[start Data listing]
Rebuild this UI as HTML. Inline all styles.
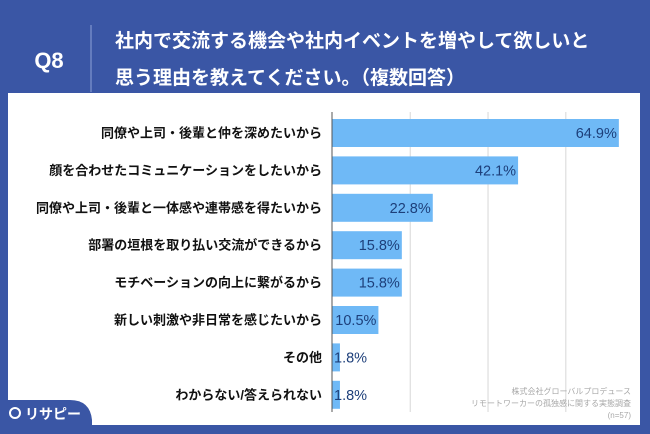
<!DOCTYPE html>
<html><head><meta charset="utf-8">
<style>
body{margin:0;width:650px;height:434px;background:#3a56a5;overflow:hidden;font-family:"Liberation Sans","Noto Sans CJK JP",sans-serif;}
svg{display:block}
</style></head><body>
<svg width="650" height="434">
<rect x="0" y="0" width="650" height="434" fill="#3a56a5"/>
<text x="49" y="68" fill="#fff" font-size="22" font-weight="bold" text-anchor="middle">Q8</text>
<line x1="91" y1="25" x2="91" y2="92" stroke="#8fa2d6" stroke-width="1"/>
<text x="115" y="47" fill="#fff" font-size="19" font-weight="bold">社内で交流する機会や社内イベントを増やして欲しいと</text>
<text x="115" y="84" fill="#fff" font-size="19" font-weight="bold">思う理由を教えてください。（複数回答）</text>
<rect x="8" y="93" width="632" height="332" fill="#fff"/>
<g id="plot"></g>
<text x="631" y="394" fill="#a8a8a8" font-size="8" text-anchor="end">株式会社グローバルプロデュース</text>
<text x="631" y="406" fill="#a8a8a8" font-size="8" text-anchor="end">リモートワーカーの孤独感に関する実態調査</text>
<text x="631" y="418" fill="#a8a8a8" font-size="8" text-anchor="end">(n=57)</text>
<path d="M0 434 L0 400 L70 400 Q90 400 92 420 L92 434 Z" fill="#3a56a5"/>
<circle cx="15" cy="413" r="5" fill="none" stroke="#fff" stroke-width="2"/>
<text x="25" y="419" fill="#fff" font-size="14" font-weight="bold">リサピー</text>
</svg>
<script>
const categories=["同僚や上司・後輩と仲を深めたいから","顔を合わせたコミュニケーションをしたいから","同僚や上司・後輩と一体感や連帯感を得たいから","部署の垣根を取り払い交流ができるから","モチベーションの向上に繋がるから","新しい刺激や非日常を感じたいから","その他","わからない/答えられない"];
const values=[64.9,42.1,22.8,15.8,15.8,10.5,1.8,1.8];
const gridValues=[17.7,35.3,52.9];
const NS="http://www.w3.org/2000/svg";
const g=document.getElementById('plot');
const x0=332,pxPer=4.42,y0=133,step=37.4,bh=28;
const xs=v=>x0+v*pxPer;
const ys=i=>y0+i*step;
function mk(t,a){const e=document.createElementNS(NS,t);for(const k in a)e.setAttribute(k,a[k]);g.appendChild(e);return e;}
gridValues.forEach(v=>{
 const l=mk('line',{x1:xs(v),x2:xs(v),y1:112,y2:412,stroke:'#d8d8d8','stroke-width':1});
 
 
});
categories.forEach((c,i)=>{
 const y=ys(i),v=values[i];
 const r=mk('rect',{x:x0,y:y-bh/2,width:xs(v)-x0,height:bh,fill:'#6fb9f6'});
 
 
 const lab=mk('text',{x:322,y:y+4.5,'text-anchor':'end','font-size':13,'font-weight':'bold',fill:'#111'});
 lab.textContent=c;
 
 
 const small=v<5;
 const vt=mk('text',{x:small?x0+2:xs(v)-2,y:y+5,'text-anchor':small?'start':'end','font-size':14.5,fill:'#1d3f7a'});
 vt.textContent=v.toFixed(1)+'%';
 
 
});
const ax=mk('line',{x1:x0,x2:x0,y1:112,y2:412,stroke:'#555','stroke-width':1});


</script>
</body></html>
[end Data listing]
[start Data listing]
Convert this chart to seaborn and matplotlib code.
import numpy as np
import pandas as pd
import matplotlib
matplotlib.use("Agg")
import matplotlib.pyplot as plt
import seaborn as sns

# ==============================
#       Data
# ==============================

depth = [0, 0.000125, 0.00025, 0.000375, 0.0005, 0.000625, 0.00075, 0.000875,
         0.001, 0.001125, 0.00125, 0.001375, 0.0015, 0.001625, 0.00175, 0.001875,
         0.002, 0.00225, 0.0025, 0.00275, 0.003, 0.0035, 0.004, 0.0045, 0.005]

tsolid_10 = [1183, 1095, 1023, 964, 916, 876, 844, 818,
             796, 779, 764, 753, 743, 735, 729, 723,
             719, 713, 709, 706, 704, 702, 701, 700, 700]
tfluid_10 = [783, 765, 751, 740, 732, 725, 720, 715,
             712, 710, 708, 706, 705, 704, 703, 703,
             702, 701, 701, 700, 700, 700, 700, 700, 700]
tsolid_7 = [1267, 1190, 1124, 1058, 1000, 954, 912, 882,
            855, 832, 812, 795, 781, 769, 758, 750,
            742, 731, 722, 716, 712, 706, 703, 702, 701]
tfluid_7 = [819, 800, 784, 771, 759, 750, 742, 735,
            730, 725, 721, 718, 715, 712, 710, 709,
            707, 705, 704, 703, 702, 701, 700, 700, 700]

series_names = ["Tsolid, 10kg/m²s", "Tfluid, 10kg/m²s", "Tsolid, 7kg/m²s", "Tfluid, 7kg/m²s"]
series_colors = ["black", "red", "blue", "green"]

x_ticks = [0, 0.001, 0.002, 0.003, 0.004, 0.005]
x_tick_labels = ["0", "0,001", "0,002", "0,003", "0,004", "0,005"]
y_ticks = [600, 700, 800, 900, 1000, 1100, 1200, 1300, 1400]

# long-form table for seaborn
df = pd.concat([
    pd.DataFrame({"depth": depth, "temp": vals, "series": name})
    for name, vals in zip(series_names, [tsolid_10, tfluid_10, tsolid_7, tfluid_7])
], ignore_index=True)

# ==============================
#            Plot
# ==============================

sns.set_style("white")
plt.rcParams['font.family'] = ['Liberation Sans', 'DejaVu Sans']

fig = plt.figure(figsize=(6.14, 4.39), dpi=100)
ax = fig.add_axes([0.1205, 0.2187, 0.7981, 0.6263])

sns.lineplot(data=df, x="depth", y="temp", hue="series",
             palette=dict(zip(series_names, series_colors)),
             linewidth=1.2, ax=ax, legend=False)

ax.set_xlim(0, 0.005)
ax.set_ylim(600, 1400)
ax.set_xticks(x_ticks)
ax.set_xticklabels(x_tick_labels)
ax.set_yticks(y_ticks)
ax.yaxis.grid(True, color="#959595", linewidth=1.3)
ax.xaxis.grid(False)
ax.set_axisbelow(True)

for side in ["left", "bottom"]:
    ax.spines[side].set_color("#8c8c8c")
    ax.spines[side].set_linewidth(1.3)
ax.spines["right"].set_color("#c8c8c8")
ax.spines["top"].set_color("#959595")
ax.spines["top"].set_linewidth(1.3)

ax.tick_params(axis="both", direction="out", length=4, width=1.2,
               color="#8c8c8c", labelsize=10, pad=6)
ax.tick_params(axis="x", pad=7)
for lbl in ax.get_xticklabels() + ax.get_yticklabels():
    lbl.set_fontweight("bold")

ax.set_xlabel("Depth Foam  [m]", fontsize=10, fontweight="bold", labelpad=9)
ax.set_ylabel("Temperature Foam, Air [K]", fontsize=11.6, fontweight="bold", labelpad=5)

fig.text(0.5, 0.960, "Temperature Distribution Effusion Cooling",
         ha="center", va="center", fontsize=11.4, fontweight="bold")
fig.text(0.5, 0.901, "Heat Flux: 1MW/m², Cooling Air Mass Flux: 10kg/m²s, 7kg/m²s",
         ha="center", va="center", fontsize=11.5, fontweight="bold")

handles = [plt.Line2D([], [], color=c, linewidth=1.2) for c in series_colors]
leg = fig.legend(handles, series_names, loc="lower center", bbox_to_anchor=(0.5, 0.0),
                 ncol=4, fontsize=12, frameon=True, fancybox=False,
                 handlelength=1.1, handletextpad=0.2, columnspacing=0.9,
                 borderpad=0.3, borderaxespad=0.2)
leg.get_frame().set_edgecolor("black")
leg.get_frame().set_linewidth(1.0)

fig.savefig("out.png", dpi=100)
[end Data listing]
[start Data listing]
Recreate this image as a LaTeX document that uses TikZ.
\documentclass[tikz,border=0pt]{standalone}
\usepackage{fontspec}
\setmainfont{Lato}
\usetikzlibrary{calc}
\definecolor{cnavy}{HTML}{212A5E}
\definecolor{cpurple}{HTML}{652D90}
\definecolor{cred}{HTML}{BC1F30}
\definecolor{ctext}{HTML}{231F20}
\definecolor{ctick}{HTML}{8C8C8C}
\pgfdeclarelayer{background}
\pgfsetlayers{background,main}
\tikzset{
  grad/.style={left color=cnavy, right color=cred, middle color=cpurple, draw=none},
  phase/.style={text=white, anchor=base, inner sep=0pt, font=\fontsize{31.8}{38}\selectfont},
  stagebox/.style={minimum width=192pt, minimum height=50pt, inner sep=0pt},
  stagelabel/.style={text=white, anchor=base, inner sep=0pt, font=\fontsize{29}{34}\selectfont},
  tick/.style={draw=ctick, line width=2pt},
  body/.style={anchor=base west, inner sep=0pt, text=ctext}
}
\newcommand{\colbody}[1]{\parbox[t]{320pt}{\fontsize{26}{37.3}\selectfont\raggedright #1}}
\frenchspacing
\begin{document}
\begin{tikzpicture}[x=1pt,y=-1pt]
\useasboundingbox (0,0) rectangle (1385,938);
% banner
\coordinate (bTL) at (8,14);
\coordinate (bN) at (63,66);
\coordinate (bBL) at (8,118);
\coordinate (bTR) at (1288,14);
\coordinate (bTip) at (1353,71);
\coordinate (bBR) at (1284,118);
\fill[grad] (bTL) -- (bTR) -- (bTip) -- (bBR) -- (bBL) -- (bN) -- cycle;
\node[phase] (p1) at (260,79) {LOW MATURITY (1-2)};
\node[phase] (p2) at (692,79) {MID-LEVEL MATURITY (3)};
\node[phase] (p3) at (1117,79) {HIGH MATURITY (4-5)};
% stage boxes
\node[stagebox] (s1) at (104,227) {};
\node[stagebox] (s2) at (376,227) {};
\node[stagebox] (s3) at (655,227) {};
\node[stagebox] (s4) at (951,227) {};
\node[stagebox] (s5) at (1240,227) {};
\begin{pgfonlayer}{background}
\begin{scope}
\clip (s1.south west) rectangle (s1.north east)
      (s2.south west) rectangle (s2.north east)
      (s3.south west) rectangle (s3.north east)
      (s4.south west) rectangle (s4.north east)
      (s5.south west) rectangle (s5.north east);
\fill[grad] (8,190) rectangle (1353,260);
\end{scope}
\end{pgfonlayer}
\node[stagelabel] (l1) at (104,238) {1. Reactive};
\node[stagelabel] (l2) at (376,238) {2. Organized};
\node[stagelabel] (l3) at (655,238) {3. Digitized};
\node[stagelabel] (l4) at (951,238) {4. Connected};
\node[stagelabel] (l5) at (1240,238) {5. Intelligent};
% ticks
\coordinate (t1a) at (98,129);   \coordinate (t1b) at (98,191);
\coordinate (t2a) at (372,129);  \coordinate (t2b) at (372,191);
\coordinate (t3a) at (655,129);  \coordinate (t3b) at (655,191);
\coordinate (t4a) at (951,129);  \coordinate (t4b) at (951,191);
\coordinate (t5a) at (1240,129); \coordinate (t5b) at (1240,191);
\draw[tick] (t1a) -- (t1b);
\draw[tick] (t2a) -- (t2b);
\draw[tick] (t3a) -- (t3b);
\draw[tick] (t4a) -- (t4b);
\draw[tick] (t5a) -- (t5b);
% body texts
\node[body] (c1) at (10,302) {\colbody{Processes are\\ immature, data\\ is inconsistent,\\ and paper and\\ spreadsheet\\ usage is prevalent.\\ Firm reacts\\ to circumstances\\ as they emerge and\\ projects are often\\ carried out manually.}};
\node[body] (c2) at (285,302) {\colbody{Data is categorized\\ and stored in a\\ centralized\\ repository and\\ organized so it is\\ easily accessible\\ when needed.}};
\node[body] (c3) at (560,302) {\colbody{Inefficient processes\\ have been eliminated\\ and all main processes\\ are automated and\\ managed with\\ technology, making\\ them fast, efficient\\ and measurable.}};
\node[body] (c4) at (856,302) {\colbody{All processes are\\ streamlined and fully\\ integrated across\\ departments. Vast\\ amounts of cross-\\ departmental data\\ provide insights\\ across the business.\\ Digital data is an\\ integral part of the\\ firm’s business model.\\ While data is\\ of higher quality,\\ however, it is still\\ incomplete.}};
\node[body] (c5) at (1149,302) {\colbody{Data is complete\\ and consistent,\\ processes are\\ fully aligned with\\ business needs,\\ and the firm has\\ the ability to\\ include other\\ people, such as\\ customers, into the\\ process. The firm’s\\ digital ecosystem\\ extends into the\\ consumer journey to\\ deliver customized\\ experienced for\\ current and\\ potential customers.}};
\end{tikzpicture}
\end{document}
[end Data listing]
### Your task
Counting only lines of the data above that hold "matplotlib", report the total and nothing else.

### The solution
4